How our banks stack up
"One's destination is not a place, but a new way of seeing things," said Henry Miller. There's nothing new about the idea that travel brings a fresh perspective.
And so it was for me on a trip to London last year. It's one of the greatest cities in the world which is also surprisingly familiar with its narrow lanes and Monopoly board names. It's also Europe's biggest financial centre and a world leader in global finance. While it may be a case of comparing apples and oranges, I couldn't help observing some differences between banking in the United Kingdom and New Zealand.
Setting scale to one side, banking in New Zealand is a bit simpler and more conservative than in the UK. This was once a criticism of our banks, but in recent times has stood us in good stead. Our banks are responsible financial service providers and largely focus on the needs of households, small and medium-sized businesses and the agricultural sector.
We came through the global financial crisis without any bank failures or government bailouts of banks. Regrettably, that was not the case for our trans-Atlantic counterparts. Nor did we get into complex collateralised debt obligations and the associated sub-prime mortgage lending in markets over-supplied with housing. In fact the issue for us has been an under-supply of housing in parts of the country, not the availability of cheap credit.
When it comes to customer experience we also compare quite well at this end of the world. New Zealanders rate their own banks highly. Consumer NZ recently found that banks outshone other industries with an average overall customer satisfaction rating of 89 per cent. By comparison, a recent survey by UK consumer group Which found satisfaction across 21 banks ranged from 41 per cent to 85 per cent, with an average satisfaction rating of 58 per cent.
The high satisfaction ratings among bank customers are not accidental. Our banks operate in a very competitive environment and work hard to attract and retain their customers. The industry has responded to customer needs through ongoing innovation in products and increased access to a range of banking services. A decade ago, for example, we wouldn't have dreamt of banking on the run with an app on our mobile smart phones.
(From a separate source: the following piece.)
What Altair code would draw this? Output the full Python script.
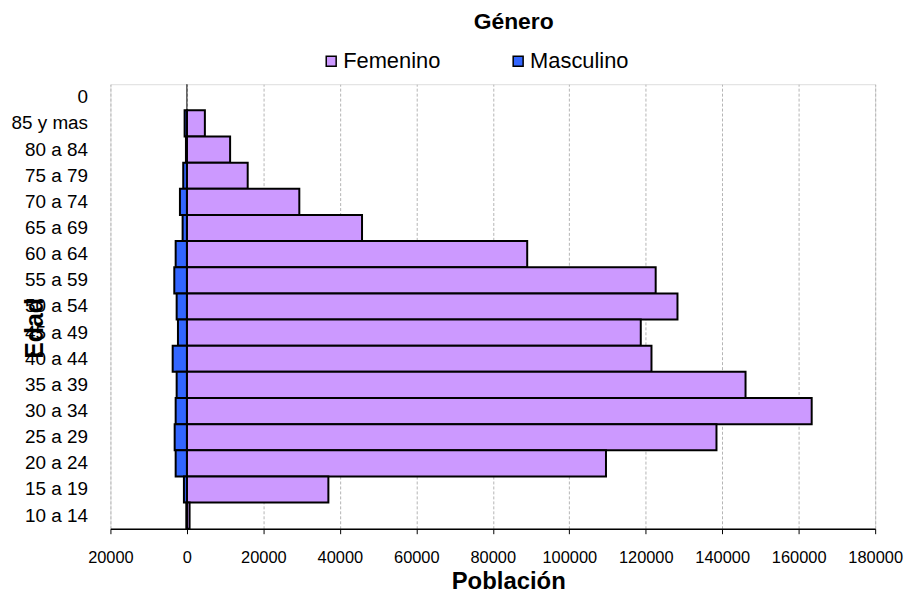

Now we're starting to talk about 'mobile wallets' and the introduction of contactless payments technology on smart phones.
Royal Bank of Scotland CEO Ross McEwan, who used to be head of retail at Commonwealth Bank of Australia, says there's a stark difference in the levels of customer service between British and Australasian banks. New Zealanders and Australians demand more from their banks than the British. As a result, there's little focus on customers and customer satisfaction in UK banks.
McEwan has also observed a lower level of competition in the UK because banks there were so badly affected by the global financial crisis that they're more focused on fixing their balance sheets than anything else.
A strongly competitive banking environment has also driven easy bank switching in New Zealand. Back in 2010 the industry agreed new rules to make it easier for customers to switch banks. Now you just sign one form and your new bank takes care of everything within five working days. They will arrange the transfer of your funds and payments information from your old bank. Crucially, they'll also provide your new account number to other parties you pay by direct debit, such as utility service providers. The process is designed to be seamless. The UK has moved to catch up with us, although their new switching rules only reduce the switching time from 18 days to seven working days.
The 2012 scandal around Libor, the London inter-bank offered rate, also provides a point of difference between us and the trans-Atlantic banks. Libor is a global financial benchmark. Leading London banks are asked to predict at what rate of interest they will be able to borrow from other banks the next day. The average is published as the Libor rate. Libor, it transpired, was subject to manipulation during the global financial crisis with the effect of masking the actual risk of some banks. The New Zealand bank bill reference rate, known as BKBM, is based on actual trade between banks rather than an estimate which can be manipulated. For this reason, in March 2011, the Financial Times suggested that Libor should follow the New Zealand model.
While comparisons between different countries aren't always simple, it's fair to say our particular crop of banks serve us well in terms of customer service, innovation and good business practice. Our banks have weathered the last few years of global financial turmoil well. They are among the best capitalised and regulated banks in the world and stand up well among many of their northern hemisphere peers. That's good for us and our economy.
Kirk Hope is the chief executive of the New Zealand Bankers' Association.